Buzz Roberts is president and CEO of the National Association of Affordable Housing Lenders (NAAHL). This note originally appeared in NAAHL’s Daily Download.
President Biden announced a $2.25 trillion infrastructure plan, the American Jobs Plan, that includes the Neighborhood Homes Investment Act (NHIA) among $213 billion in affordable housing investments that could also include expansions of the Low-Income Housing Tax Credit, public housing capital funding, and other programs. The House and Senate are expected to consider the package over the next several months.
Under the NHIA, states would allocate tax credits for developing owner-occupied homes in distressed urban, suburban, and rural communities. The tax credits would cover the gap between development costs and the price at which homes are sold, up to 35 percent of development costs. Tax credits could also be used to rehabilitate homes that are already owner-occupied. According to the White House fact sheet:
“President Biden is calling on Congress to take immediate steps to spur the construction and rehabilitation of homes for underserved communities. Specifically, he is calling on Congress to pass the innovative, bipartisan Neighborhood Homes Investment Act (NHIA). Offering $20 billion worth of NHIA tax credits over the next five years will result in approximately 500,000 homes built or rehabilitated, creating a pathway for more families to buy a home and start building wealth.”

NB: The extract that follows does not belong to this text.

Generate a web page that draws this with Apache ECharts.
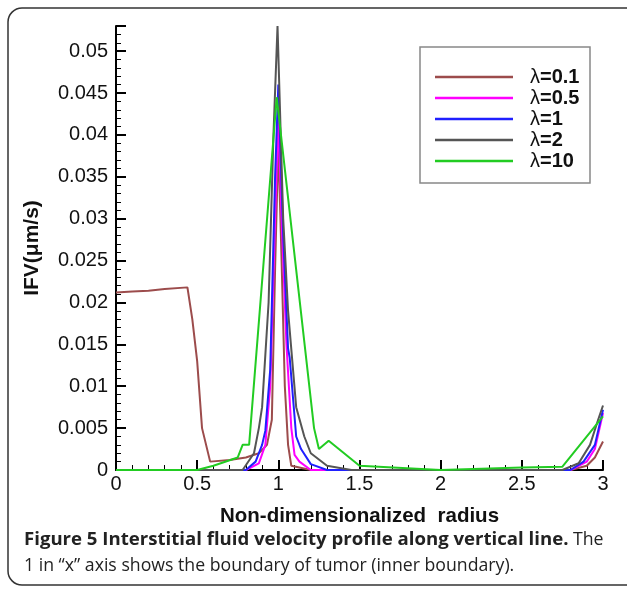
<!DOCTYPE html>
<html><head><meta charset="utf-8">
<script src="https://cdn.jsdelivr.net/npm/echarts@6/dist/echarts.min.js"></script>
<style>html,body{margin:0;padding:0;background:#fff}#c{width:627px;height:589px}</style>
</head><body><div id="c"></div>
<script>
const seriesNames = ['λ=0.1','λ=0.5','λ=1','λ=2','λ=10'];
const colors = ['#9c4c4c','#ff00ff','#2020ff','#555555','#22cc22'];
const xTicks = [0,0.5,1,1.5,2,2.5,3];

const x01 = [0,0.1,0.2,0.3,0.44,0.47,0.5,0.53,0.58,0.7,0.8,0.88,0.93,0.96,0.98,1.0,1.02,1.04,1.06,1.08,1.2,2.0,2.8,2.9,2.95,3.0];
const y01 = [0.0212,0.0213,0.0214,0.0216,0.0218,0.018,0.013,0.005,0.001,0.0012,0.0015,0.002,0.003,0.006,0.024,0.039,0.025,0.01,0.003,0.0005,0,0,0,0.0005,0.0015,0.0034];

const x05 = [0,0.8,0.88,0.92,0.95,0.98,1.0,1.02,1.05,1.08,1.1,1.13,1.2,2.0,2.8,2.9,2.95,3.0];
const y05 = [0,0,0.0008,0.003,0.01,0.03,0.042,0.03,0.015,0.005,0.0018,0.001,0,0,0,0.001,0.0025,0.0068];

const x1 = [0,0.8,0.86,0.9,0.92,0.95,0.98,1.0,1.03,1.06,1.07,1.11,1.14,1.2,1.3,2.0,2.8,2.88,2.95,3.0];
const y1 = [0,0,0.001,0.003,0.0047,0.012,0.035,0.046,0.028,0.0145,0.0134,0.004,0.0025,0.0007,0,0,0,0.001,0.003,0.0072];

const x2 = [0,0.78,0.85,0.88,0.9,0.94,0.97,0.995,1.03,1.06,1.11,1.16,1.2,1.3,1.45,2.0,2.75,2.85,2.92,2.97,3.0];
const y2 = [0,0,0.002,0.005,0.0075,0.02,0.04,0.053,0.03,0.019,0.0075,0.004,0.002,0.0005,0,0,0,0.0008,0.003,0.006,0.0077];

const x10 = [0,0.5,0.6,0.75,0.78,0.82,0.99,1.22,1.25,1.31,1.5,2.0,2.5,2.75,3.0];
const y10 = [0,0,0.0005,0.0015,0.003,0.003,0.0445,0.005,0.0025,0.0035,0.0005,0,0.0003,0.0004,0.0064];

const xs = [x01,x05,x1,x2,x10];
const ys = [y01,y05,y1,y2,y10];

const chart = echarts.init(document.getElementById('c'));
const F = 'Liberation Sans, Arial, sans-serif';
chart.setOption({
  animation:false,
  grid:{left:116,right:24,top:26,bottom:119},
  xAxis:{type:'value',min:0,max:3,interval:0.5,
    axisLine:{onZero:false,lineStyle:{color:'#000',width:2}},
    axisTick:{inside:true,length:10,lineStyle:{color:'#000',width:2}},
    minorTick:{show:true,splitNumber:5,length:5,lineStyle:{color:'#000',width:1}},
    splitLine:{show:false},
    axisLabel:{color:'#111',fontSize:20,fontFamily:F,margin:4,formatter:v=>String(v)},
    name:'Non-dimensionalized  radius',nameLocation:'middle',nameGap:36,
    nameTextStyle:{color:'#111',fontSize:20.5,fontWeight:'bold',fontFamily:F}},
  yAxis:{type:'value',min:0,max:0.053,interval:0.005,
    axisLine:{lineStyle:{color:'#000',width:2}},
    axisTick:{inside:true,length:10,lineStyle:{color:'#000',width:2}},
    minorTick:{show:true,splitNumber:5,length:5,lineStyle:{color:'#000',width:1}},
    splitLine:{show:false},
    axisLabel:{color:'#111',fontSize:20,fontFamily:F,margin:8,showMaxLabel:false},
    name:'IFV(μm/s)',nameLocation:'middle',nameGap:73,
    nameTextStyle:{color:'#111',fontSize:21,fontWeight:'bold',fontFamily:F}},
  legend:{orient:'vertical',left:435,top:67,padding:0,itemWidth:78,itemHeight:2.5,itemGap:1,
    icon:'rect',
    data:seriesNames,
    formatter:n=>'{l|λ}{b|'+n.slice(1)+'}',
    textStyle:{padding:[0,0,0,12],rich:{l:{fontSize:20,lineHeight:20,fontFamily:F,color:'#111'},b:{fontSize:20,lineHeight:20,fontWeight:'bold',fontFamily:F,color:'#111'}}}},
  graphic:[
    {type:'rect',shape:{x:8,y:8,width:640,height:577,r:14},style:{fill:'none',stroke:'#333',lineWidth:1.5},silent:true},
    {type:'rect',shape:{x:420,y:47,width:170,height:136},style:{fill:'none',stroke:'#888',lineWidth:1.5},silent:true},
    {type:'text',style:{x:24,y:540,verticalAlign:'middle',text:'{b|Figure 5 Interstitial fluid velocity profile along vertical line.}{r| The}',
      rich:{b:{fontSize:18.6,fontWeight:'bold',fontFamily:'Open Sans',fill:'#222'},r:{fontSize:17.7,fontFamily:'Open Sans',fill:'#222'}}}},
    {type:'text',style:{x:24,y:566,verticalAlign:'middle',text:'1 in “x” axis shows the boundary of tumor (inner boundary).',fontSize:17.7,fontFamily:'Open Sans',fill:'#222'}}
  ],
  series:seriesNames.map((n,i)=>({name:n,type:'line',showSymbol:false,symbol:'none',
    lineStyle:{color:colors[i],width:2},itemStyle:{color:colors[i]},
    data:xs[i].map((x,j)=>[x,ys[i][j]])}))
});
</script></body></html>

Bipartisan bills have been introduced in both the Senate (S.98) and House (H.R. 2143). The full House passed NHIA last year as part of its infrastructure bill, which the Senate did not consider then, but could be a starting point for House action on the Biden plan this year. One difference is that all of those bills would allocate the $20B of tax credits over ten years, while the Biden plan would do so over five years. More information on NHIA is available here.

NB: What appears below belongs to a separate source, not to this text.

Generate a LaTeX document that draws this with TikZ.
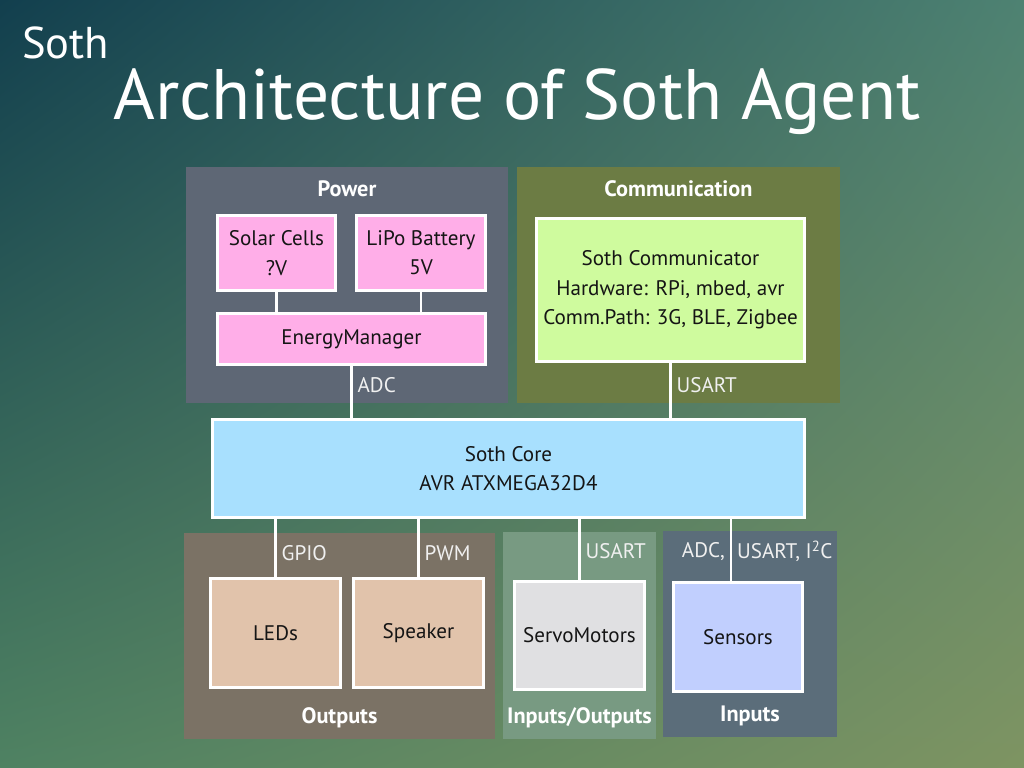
\documentclass[tikz,border=0pt]{standalone}
\usepackage{fontspec}
\setmainfont{PT Sans}
\usepackage{xcolor}
\usetikzlibrary{positioning,shadings}
\definecolor{ink}{HTML}{151515}
\definecolor{bgtl}{HTML}{123F4E}
\definecolor{bgtr}{HTML}{4E8272}
\definecolor{bgbl}{HTML}{4F8262}
\definecolor{bgbr}{HTML}{7E9462}
\definecolor{powerbg}{HTML}{5E6775}
\definecolor{commbg}{HTML}{6C7C44}
\definecolor{outbg}{HTML}{7B7265}
\definecolor{iobg}{HTML}{789A82}
\definecolor{inbg}{HTML}{5B6D7A}
\definecolor{pinkfill}{HTML}{FFAEE8}
\definecolor{limefill}{HTML}{CFFB9E}
\definecolor{skyfill}{HTML}{A8E0FE}
\definecolor{tanfill}{HTML}{E1C3AB}
\definecolor{greyfill}{HTML}{E0E0E2}
\definecolor{bluefill}{HTML}{C1CFFE}
\newcommand{\pxu}{0.03cm}
\tikzset{
  group/.style={draw=none, inner sep=0pt},
  unit/.style={
    draw=white, line width=2.5pt, inner sep=0pt, align=center,
    font=\fontsize{18}{25}\selectfont\color{ink}},
  wire/.style={draw=white, line width=2.5pt},
  grouptitle/.style={font=\fontsize{19}{22}\selectfont\bfseries\color{white}},
  bus/.style={font=\fontsize{18}{20}\selectfont\color{white!94!black}, inner sep=1pt},
  headline/.style={text=white, inner sep=0pt, anchor=base west},
}

\begin{document}
\begin{tikzpicture}[x=0.03cm, y=-0.03cm]
  \shade[upper left=bgtl, upper right=bgtr, lower left=bgbl, lower right=bgbr]
    (0,0) rectangle (1024,768);
  \useasboundingbox (0,0) rectangle (1024,768);

  \node[headline, font=\fontsize{38}{42}\selectfont] (chapter) at (22,59) {Soth};
  \node[headline, font=\fontsize{61}{66}\selectfont] (title) at (113,120) {Architecture of Soth Agent};

  \node[group, fill=powerbg, minimum width=322*\pxu, minimum height=236*\pxu] (power) at (347,285) {};
  \node[group, fill=commbg, minimum width=323*\pxu, minimum height=236*\pxu] (comm) at (678.5,285) {};
  \node[group, fill=outbg, minimum width=311*\pxu, minimum height=206*\pxu] (outputs) at (339.5,636) {};
  \node[group, fill=iobg, minimum width=153*\pxu, minimum height=207*\pxu] (inout) at (579.5,635.5) {};
  \node[group, fill=inbg, minimum width=174*\pxu, minimum height=206*\pxu] (inputs) at (750,634) {};

  \node[grouptitle, below=8pt of power.north] (powertitle) {Power};
  \node[grouptitle, below=8pt of comm.north] (commtitle) {Communication};
  \node[grouptitle, above=6pt of outputs.south] (outtitle) {Outputs};
  \node[grouptitle, above=6pt of inout.south] (iotitle) {Inputs/Outputs};
  \node[grouptitle, above=6pt of inputs.south] (intitle) {Inputs};

  \node[unit, fill=pinkfill, minimum width=118*\pxu, minimum height=75*\pxu] (solar) at (276.5,253) {Solar Cells\\?V};
  \node[unit, fill=pinkfill, minimum width=129*\pxu, minimum height=75*\pxu] (lipo) at (421,253) {LiPo Battery\\5V};
  \node[unit, fill=pinkfill, minimum width=268*\pxu, minimum height=51*\pxu] (energy) at (351.5,339) {EnergyManager};
  \node[unit, fill=limefill, minimum width=268*\pxu, minimum height=143*\pxu] (communicator) at (670.5,290)
    {Soth Communicator\\Hardware: RPi, mbed, avr\\Comm.Path: 3G, BLE, Zigbee};
  \node[unit, fill=skyfill, minimum width=592*\pxu, minimum height=98*\pxu] (core) at (508.5,468.5)
    {Soth Core\\AVR ATXMEGA32D4};
  \node[unit, fill=tanfill, minimum width=130*\pxu, minimum height=109*\pxu] (leds) at (275.5,633) {LEDs};
  \node[unit, fill=tanfill, minimum width=130*\pxu, minimum height=109*\pxu] (speaker) at (418.5,633) {Speaker};
  \node[unit, fill=greyfill, minimum width=130*\pxu, minimum height=108*\pxu] (servo) at (579.5,635.5) {ServoMotors};
  \node[unit, fill=bluefill, minimum width=129*\pxu, minimum height=109*\pxu] (sensors) at (738,637) {Sensors};

  \draw[wire] (solar.south) -- (solar.south |- energy.north);
  \draw[wire] (lipo.south) -- (lipo.south |- energy.north);
  \draw[wire] (energy.south) -- (energy.south |- core.north) node[bus, pos=0.37, right=3pt] {ADC};
  \draw[wire] (communicator.south) -- (communicator.south |- core.north) node[bus, pos=0.4, right=3pt] {USART};
  \draw[wire] (leds.north) -- (leds.north |- core.south) node[bus, pos=0.41, right=3pt] {GPIO};
  \draw[wire] (speaker.north) -- (speaker.north |- core.south) node[bus, pos=0.41, right=3pt] {PWM};
  \draw[wire] (servo.north) -- (servo.north |- core.south) node[bus, pos=0.48, right=3pt] {USART};
  \draw[wire] ([xshift=-7*\pxu]sensors.north) -- ([xshift=-7*\pxu]sensors.north |- core.south)
    node[bus, pos=0.48, left=3pt] {ADC,} node[bus, pos=0.48, right=3pt] {USART, I\textsuperscript{2}C};
\end{tikzpicture}
\end{document}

Biden’s NHIA proposal is part of a $213B commitment to “Produce, preserve, and retrofit more than a million affordable, resilient, accessible, energy efficient, and electrified housing units. Through targeted tax credits, formula funding, grants, and project-based rental assistance, President Biden’s plan will extend affordable housing rental opportunities to underserved communities nationwide, including rural and tribal areas.” This includes $40B for public housing capital improvements, as well as “a $27 billion Clean Energy and Sustainability Accelerator to mobilize private investment into distributed energy resources; retrofits of residential, commercial and municipal buildings; and clean transportation. These investments have a particular focus on disadvantaged communities that have not yet benefited from clean energy investments.”

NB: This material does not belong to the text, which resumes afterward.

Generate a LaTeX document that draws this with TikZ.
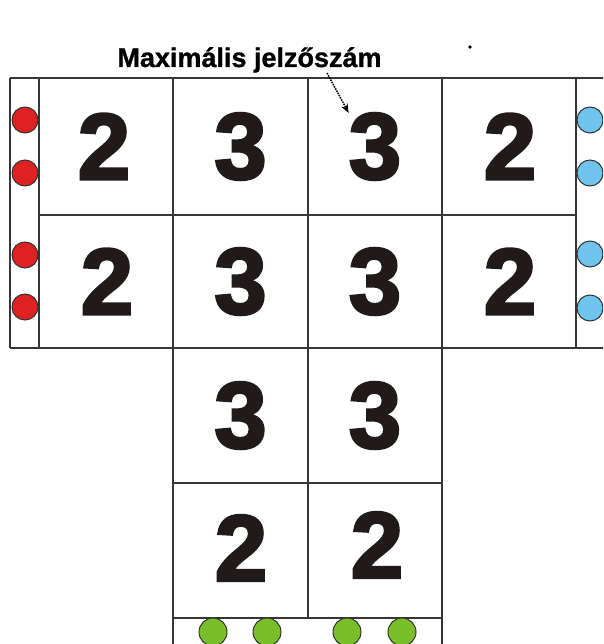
\documentclass[tikz,border=0pt]{standalone}
\usepackage{fontspec}
\setmainfont{Liberation Sans}
\newfontfamily\digitfont{Liberation Sans}[BoldFeatures={FakeBold=3}]
\newfontfamily\labelfont{Liberation Sans}[BoldFeatures={FakeBold=1}]
\usepackage{tikz}
\usetikzlibrary{arrows.meta,positioning}
\definecolor{gridgray}{RGB}{55,55,55}
\definecolor{digitblack}{RGB}{32,26,26}
\definecolor{lampred}{RGB}{222,34,34}
\definecolor{lampblue}{RGB}{110,196,236}
\definecolor{lampgreen}{RGB}{122,190,42}
\tikzset{
  wall/.style={gridgray, line width=1.5pt},
  cellnum/.style={inner sep=0pt, text=digitblack, font=\digitfont\bfseries\fontsize{94}{94}\selectfont},
  lamp/.style={draw=black!80, line width=1pt},
}

\begin{document}
\begin{tikzpicture}[x=1pt, y=-1pt, >={Stealth[length=9pt,width=7pt]}]
        \useasboundingbox (0,0) rectangle (603,644);
        \clip (0,0) rectangle (603,644);
        % frame of the rooms
        \draw[wall] (10,78) -- (610,78);
        \draw[wall] (10,348) -- (610,348);
        \draw[wall] (39,215) -- (576,215);
        \draw[wall] (173,483) -- (442,483);
        \draw[wall] (173,618) -- (442,618);
        \draw[wall] (10,78) -- (10,348);
        \draw[wall] (39,78) -- (39,348);
        \draw[wall] (173,78) -- (173,650);
        \draw[wall] (308,78) -- (308,618);
        \draw[wall] (442,78) -- (442,650);
        \draw[wall] (576,78) -- (576,348);
        % numbers in the cells
        \node[cellnum] (d11) at (104,146.5) {2};
        \node[cellnum] (d12) at (240.5,146.5) {3};
        \node[cellnum] (d13) at (375,146.5) {3};
        \node[cellnum] (d14) at (510,146.5) {2};
        \node[cellnum] (d21) at (107,281.5) {2};
        \node[cellnum] (d22) at (240.5,281.5) {3};
        \node[cellnum] (d23) at (375,281.5) {3};
        \node[cellnum] (d24) at (510,281.5) {2};
        \node[cellnum] (d32) at (240.5,415.5) {3};
        \node[cellnum] (d33) at (375,415.5) {3};
        \node[cellnum] (d42) at (241,548) {2};
        \node[cellnum] (d43) at (377,545) {2};
        % lamps
        \foreach \y in {120,173,255,307}
            \filldraw[lamp, fill=lampred] (25,\y) circle (13);
        \foreach \y in {120,173,254,308}
            \filldraw[lamp, fill=lampblue] (590,\y) circle (13);
        \foreach \x in {213,267,347,402}
            \filldraw[lamp, fill=lampgreen] (\x,632) circle (14);
        % label
        \node[anchor=base, font=\labelfont\bfseries\fontsize{27}{27}\selectfont] (title) at (249.5,67) {Maximális jelzőszám};
        \coordinate (arrowtail) at (327,73);
        \draw[->, densely dotted, line width=1.5pt] (arrowtail) -- (d13.north west);
        \fill (470,47) circle (1.8);
    \end{tikzpicture}
\end{document}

That still leaves $144B for unspecified affordable housing uses. Congress will have ample room to fill in the blank spaces. In addition to NHIA, last year’s House infrastructure package included: $69.4B to expand Low-Income Housing Tax Credits (including $7.4B to set a minimum 4 percent annual credit rate on tax-exempt bond financed projects, which Congress separately approved in December); $70B for public housing capital improvements; Community Development Block Grants ($10B); HOME ($5B); Housing Trust Fund ($5B); Capital Magnet Fund ($2.5B); Section 202 elderly housing ($2.5B); Section 811 housing for the disabled ($2.5B); rural multifamily housing preservation ($1B); Native American housing ($1B); and raising the tax-exempt private activity bond volume cap ($0.3B).
While the proposed commitment to affordable housing would be historic in scale, it represents only about 10 percent of the plan’s overall size, which primarily focuses on roads, bridges, transit, and clean energy and climate change mitigation investments.
Moreover, the Biden proposal only begins a legislative process that Congress will need several months to pursue. Most observers expect solid opposition from congressional Republicans, in part because the President proposes to pay for the package by raising corporate taxes. That means that congressional Democrats will need to use the budget reconciliation process, which would allow Senate approval with a simple majority, as they did successfully for the recent Covid relief bill. Even so, all 50 Senate Democrats would have to support the bill for it to pass and the Democrats’ narrow House majority also presents challenges. The road is likely to be winding, bumpy, and uphill all the way.